• What is needed
Below is a listing. Quote from it, exactly, the lines from the one containing "Rebuild this chart" down to the one containing "const chart = echarts.init(document.getElementById('chart'));", both ends included, and nothing else.

_ _ _ _ _ _ _

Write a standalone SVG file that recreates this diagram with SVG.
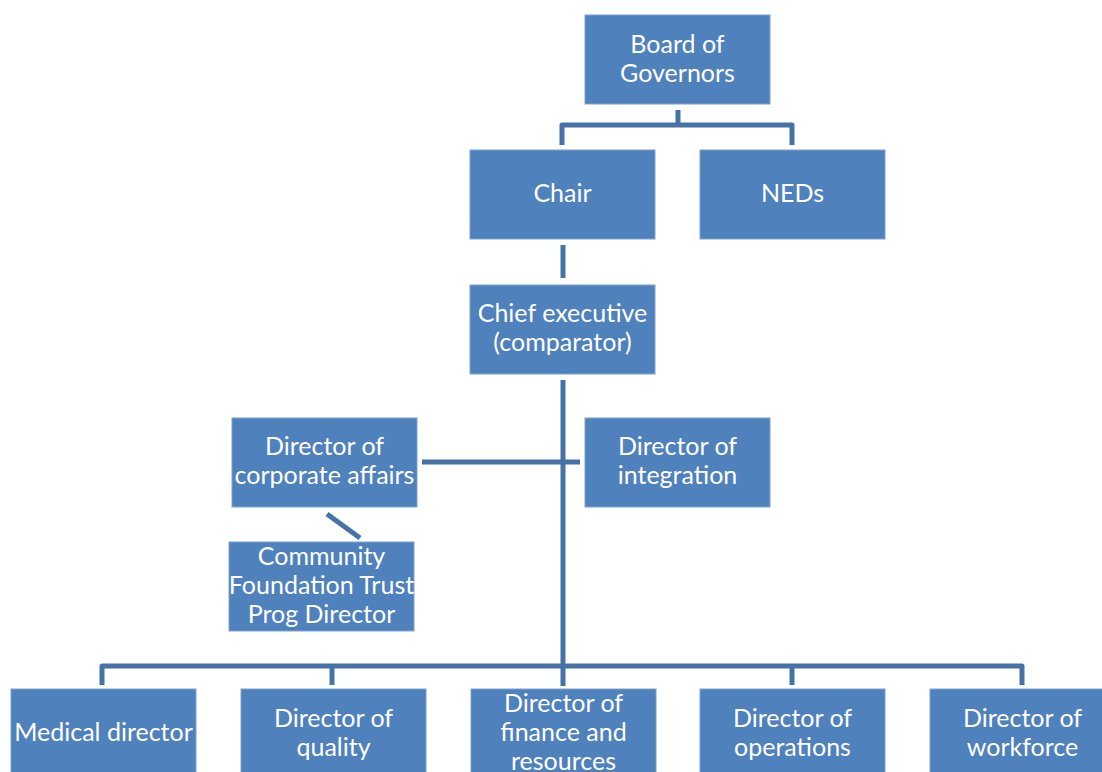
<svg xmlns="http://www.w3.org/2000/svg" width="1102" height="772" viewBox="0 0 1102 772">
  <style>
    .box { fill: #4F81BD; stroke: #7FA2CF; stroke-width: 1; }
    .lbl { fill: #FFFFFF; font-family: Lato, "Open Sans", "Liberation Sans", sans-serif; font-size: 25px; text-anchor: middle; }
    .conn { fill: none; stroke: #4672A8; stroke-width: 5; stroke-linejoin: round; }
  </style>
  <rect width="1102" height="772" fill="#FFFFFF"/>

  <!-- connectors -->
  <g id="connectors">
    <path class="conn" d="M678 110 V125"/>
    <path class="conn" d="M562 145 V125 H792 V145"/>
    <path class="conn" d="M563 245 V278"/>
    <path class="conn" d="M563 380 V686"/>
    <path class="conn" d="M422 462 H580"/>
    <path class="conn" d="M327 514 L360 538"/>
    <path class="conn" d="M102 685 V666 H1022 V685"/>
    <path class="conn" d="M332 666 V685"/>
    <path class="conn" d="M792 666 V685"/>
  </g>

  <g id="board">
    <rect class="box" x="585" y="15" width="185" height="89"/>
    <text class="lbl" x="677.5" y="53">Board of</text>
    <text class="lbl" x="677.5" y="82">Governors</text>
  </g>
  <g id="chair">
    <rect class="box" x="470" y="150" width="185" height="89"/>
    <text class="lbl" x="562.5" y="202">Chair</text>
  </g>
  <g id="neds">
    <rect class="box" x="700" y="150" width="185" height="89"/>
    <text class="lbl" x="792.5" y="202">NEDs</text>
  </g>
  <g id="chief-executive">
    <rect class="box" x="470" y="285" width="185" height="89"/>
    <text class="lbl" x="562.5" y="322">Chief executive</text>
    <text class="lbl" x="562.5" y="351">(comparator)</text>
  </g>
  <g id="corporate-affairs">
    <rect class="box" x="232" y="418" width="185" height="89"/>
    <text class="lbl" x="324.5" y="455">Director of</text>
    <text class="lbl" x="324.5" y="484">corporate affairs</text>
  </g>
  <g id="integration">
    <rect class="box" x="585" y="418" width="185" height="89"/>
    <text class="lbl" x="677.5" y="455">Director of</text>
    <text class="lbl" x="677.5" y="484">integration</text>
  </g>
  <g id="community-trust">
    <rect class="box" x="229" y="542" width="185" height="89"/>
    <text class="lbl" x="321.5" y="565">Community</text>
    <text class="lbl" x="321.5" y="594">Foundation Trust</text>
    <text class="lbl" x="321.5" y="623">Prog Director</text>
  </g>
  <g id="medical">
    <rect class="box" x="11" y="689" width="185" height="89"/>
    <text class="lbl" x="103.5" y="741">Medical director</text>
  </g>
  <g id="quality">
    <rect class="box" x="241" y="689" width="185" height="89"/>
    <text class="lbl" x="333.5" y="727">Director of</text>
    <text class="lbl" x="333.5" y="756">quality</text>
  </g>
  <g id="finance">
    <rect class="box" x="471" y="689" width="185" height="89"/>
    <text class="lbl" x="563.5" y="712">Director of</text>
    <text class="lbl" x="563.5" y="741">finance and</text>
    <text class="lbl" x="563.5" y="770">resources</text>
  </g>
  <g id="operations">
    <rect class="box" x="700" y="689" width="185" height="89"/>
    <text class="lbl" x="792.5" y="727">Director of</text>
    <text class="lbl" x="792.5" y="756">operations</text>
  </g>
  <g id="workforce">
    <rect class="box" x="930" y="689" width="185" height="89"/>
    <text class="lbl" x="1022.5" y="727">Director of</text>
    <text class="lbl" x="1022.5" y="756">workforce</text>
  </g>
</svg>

_ _ _ _ _ _ _

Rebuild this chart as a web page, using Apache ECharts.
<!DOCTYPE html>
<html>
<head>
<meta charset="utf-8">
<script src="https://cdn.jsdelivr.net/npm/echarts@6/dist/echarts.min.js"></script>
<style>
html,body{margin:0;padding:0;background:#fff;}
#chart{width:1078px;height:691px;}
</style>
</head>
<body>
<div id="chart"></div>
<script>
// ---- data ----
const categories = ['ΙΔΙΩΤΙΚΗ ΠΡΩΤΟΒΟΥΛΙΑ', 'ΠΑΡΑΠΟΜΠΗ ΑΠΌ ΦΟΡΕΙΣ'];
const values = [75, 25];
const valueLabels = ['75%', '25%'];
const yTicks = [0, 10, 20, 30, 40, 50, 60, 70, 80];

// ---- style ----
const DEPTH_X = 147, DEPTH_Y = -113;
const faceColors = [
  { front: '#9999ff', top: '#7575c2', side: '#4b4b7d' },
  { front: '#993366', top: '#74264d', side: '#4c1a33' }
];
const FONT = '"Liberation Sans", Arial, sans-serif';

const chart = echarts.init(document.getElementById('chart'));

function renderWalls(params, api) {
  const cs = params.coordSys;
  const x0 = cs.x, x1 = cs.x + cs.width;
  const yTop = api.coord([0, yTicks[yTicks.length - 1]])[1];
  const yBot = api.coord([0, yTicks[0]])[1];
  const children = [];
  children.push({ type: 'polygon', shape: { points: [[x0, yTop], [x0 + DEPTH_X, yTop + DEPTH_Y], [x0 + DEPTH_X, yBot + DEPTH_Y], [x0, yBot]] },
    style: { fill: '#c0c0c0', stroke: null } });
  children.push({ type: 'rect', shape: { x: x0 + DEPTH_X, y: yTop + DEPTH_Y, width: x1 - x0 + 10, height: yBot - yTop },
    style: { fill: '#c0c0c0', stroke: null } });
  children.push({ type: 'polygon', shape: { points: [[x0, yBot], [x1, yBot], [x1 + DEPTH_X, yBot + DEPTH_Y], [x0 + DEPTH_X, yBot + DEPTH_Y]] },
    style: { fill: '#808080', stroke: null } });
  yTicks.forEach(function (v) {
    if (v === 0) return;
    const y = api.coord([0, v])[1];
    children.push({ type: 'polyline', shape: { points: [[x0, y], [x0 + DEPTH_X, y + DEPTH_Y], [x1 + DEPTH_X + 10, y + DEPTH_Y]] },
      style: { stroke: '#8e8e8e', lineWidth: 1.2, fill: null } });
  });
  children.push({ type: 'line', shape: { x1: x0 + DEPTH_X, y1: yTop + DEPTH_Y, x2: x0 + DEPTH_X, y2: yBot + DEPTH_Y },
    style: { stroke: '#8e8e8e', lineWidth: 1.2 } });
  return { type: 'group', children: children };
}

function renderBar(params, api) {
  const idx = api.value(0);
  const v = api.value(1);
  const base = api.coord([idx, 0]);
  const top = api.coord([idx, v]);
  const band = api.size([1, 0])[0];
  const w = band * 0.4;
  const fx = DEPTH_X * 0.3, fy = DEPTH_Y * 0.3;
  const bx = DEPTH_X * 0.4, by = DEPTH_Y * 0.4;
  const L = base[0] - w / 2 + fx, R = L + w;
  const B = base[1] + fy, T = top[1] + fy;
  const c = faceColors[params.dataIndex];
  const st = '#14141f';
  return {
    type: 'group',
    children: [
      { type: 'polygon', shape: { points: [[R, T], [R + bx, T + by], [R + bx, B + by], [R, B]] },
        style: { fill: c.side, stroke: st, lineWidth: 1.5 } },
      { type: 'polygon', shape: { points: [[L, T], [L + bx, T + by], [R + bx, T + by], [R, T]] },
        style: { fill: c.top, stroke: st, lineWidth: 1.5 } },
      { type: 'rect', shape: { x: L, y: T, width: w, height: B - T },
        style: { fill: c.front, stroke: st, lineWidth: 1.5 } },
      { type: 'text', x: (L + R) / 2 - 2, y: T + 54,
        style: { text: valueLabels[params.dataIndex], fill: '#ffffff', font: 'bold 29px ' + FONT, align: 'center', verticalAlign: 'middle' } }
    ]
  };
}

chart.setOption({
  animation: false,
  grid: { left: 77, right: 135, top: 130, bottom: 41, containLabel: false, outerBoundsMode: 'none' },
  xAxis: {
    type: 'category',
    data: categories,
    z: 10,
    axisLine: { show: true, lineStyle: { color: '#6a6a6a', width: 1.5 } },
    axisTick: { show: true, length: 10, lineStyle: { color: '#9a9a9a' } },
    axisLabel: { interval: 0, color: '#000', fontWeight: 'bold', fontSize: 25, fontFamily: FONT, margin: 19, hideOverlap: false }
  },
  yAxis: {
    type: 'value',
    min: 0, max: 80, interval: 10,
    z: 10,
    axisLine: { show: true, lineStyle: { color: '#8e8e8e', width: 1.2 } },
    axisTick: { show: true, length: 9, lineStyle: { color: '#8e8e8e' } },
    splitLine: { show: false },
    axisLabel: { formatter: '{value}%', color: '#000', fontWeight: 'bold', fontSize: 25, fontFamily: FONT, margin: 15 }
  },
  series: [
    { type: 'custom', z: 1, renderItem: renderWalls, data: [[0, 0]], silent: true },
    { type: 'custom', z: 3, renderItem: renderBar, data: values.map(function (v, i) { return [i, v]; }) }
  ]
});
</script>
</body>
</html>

_ _ _ _ _ _ _

• Problem solution
Rebuild this chart as a web page, using Apache ECharts.
<!DOCTYPE html>
<html>
<head>
<meta charset="utf-8">
<script src="https://cdn.jsdelivr.net/npm/echarts@6/dist/echarts.min.js"></script>
<style>
html,body{margin:0;padding:0;background:#fff;}
#chart{width:1078px;height:691px;}
</style>
</head>
<body>
<div id="chart"></div>
<script>
// ---- data ----
const categories = ['ΙΔΙΩΤΙΚΗ ΠΡΩΤΟΒΟΥΛΙΑ', 'ΠΑΡΑΠΟΜΠΗ ΑΠΌ ΦΟΡΕΙΣ'];
const values = [75, 25];
const valueLabels = ['75%', '25%'];
const yTicks = [0, 10, 20, 30, 40, 50, 60, 70, 80];

// ---- style ----
const DEPTH_X = 147, DEPTH_Y = -113;
const faceColors = [
  { front: '#9999ff', top: '#7575c2', side: '#4b4b7d' },
  { front: '#993366', top: '#74264d', side: '#4c1a33' }
];
const FONT = '"Liberation Sans", Arial, sans-serif';

const chart = echarts.init(document.getElementById('chart'));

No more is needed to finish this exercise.